WASHINGTON-The U.S. Department of Defense, the Electric Power Research Institute and at least 27 universities have joined forces on a 5-year, $30 million project to secure the reliable operation of nationwide, computer-based infrastructures.

The collaborative effort will develop “revolutionary concepts for operating complex and interconnected networks,” including those that run the electric power grid, telecommunications, transportation, and banking and finance systems, EPRI said.

“The objective of the … program is to leverage Department of Defense and industry dollars to support long-range university basic research of mutual benefit,” said Delores Etter, Deputy Under Secretary of Defense for Science and Technology.

“Our military operations rely increasingly on complex, interactive networks, including those in the areas of communications, command and control, logistics and information systems, (all of) which could be vulnerable to cascading effects or failures,” she continued.

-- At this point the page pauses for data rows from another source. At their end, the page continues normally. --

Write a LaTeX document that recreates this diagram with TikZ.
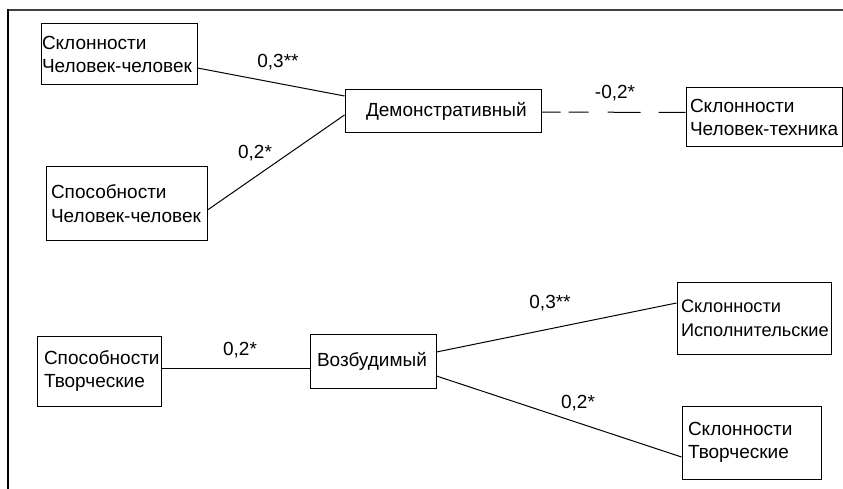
\documentclass[tikz,border=0pt]{standalone}
\usepackage{fontspec}
\setmainfont{Liberation Sans}
\exhyphenpenalty=10000
\hyphenpenalty=10000
\begin{document}
\begin{tikzpicture}[x=1pt,y=-1pt,
  box/.style n args={3}{draw=black, line width=1pt, rectangle, minimum width=#1pt, minimum height=#2pt,
     inner xsep=#3pt, inner ysep=0pt, text width={#1pt-2*#3pt}, align=left,
     font=\fontsize{19}{23.5}\selectfont},
  conn/.style={draw=black, line width=1pt},
  lbl/.style={inner sep=0pt, font=\fontsize{19}{22}\selectfont}]
\useasboundingbox (0,0) rectangle (843,489);
% frame
\draw[line width=2pt, color=black!75] (843,10) -- (8,10);
\draw[line width=2pt, color=black] (8,9) -- (8,489);
% boxes
\node[box={156}{61}{1}] (A) at (119,54.5) {Склонности\\Человек-человек};
\node[box={161}{73}{5}] (B) at (126.5,203.5) {Способности\\Человек-человек};
\node[box={196}{43}{21}] (D) at (443,111.5) {Демонстративный};
\node[box={156}{59}{4}] (T) at (764,117.5) {Склонности\\Человек-техника};
\node[box={124}{70}{7}] (C) at (99,371) {Способности\\Творческие};
\node[box={126}{54}{7}] (V) at (373,361) {Возбудимый};
\node[box={154}{72}{4}, font=\fontsize{18.2}{23.5}\selectfont] (I) at (754,318) {Склонности\\Исполнительские};
\node[box={139}{73}{6}] (TT) at (751.5,442.5) {Склонности\\Творческие};
% connectors
\draw[conn] ([yshift=-13.5pt]A.east) -- ([yshift=15.5pt]D.west);
\draw[conn] ([yshift=-6.5pt]B.east) -- ([yshift=-3.5pt]D.west);
\draw[conn, dash pattern=on 19pt off 8pt on 20pt off 19pt on 33pt off 18pt on 30pt] ([yshift=-0.5pt]D.east) -- ([yshift=5pt]T.west);
\draw[conn] ([yshift=3pt]C.east) -- ([yshift=-7pt]V.west);
\draw[conn] ([yshift=9pt]V.east) -- ([yshift=15pt]I.west);
\draw[conn] ([yshift=-15pt]V.east) -- ([yshift=-14.5pt]TT.west);
% labels
\node[lbl] (l1) at (278,62) {0,3**};
\node[lbl] (l2) at (255,153) {0,2*};
\node[lbl] (l3) at (615,93) {-0,2*};
\node[lbl] (l4) at (240,350) {0,2*};
\node[lbl] (l5) at (550,303) {0,3**};
\node[lbl] (l6) at (578,403) {0,2*};
\end{tikzpicture}
\end{document}
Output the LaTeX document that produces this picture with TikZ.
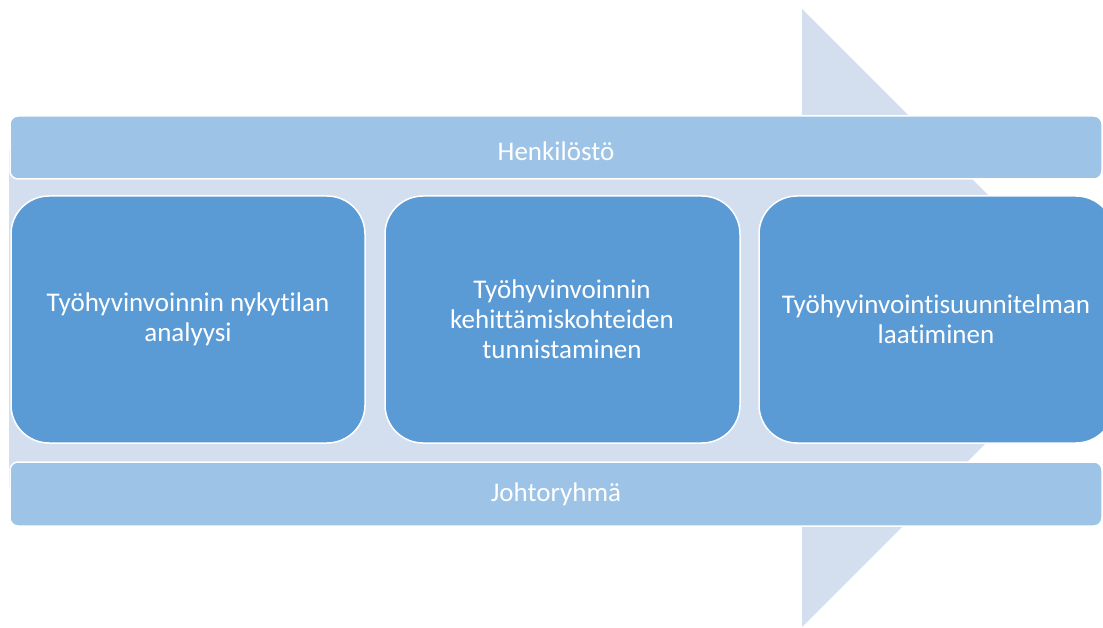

One goal of the Complex Interactive Networks/Systems Initiative “is to gain a fundamental understanding of the key interrelations among the national infrastructures,” said Robert Launer, associate director of mathematical and computer sciences for the U.S. Army Research Office.

After a highly competitive process, six university consortia were selected to develop innovative concepts that meet the goals of efficiency and security in geographically dispersed networks and systems.

One such innovation uses computer-based intelligent agents for distributed sensing, computation and control to allow adaptive response to disturbances at the site of their occurrence.

“Our objective is to develop and analyze the mathematical underpinnings of these interactive networks and create tools and techniques that will enable interconnected national infrastructures to be self-stabilizing, self-optimizing and self-healing,” said Massoud Amin, manager of mathematics and information science for EPRI.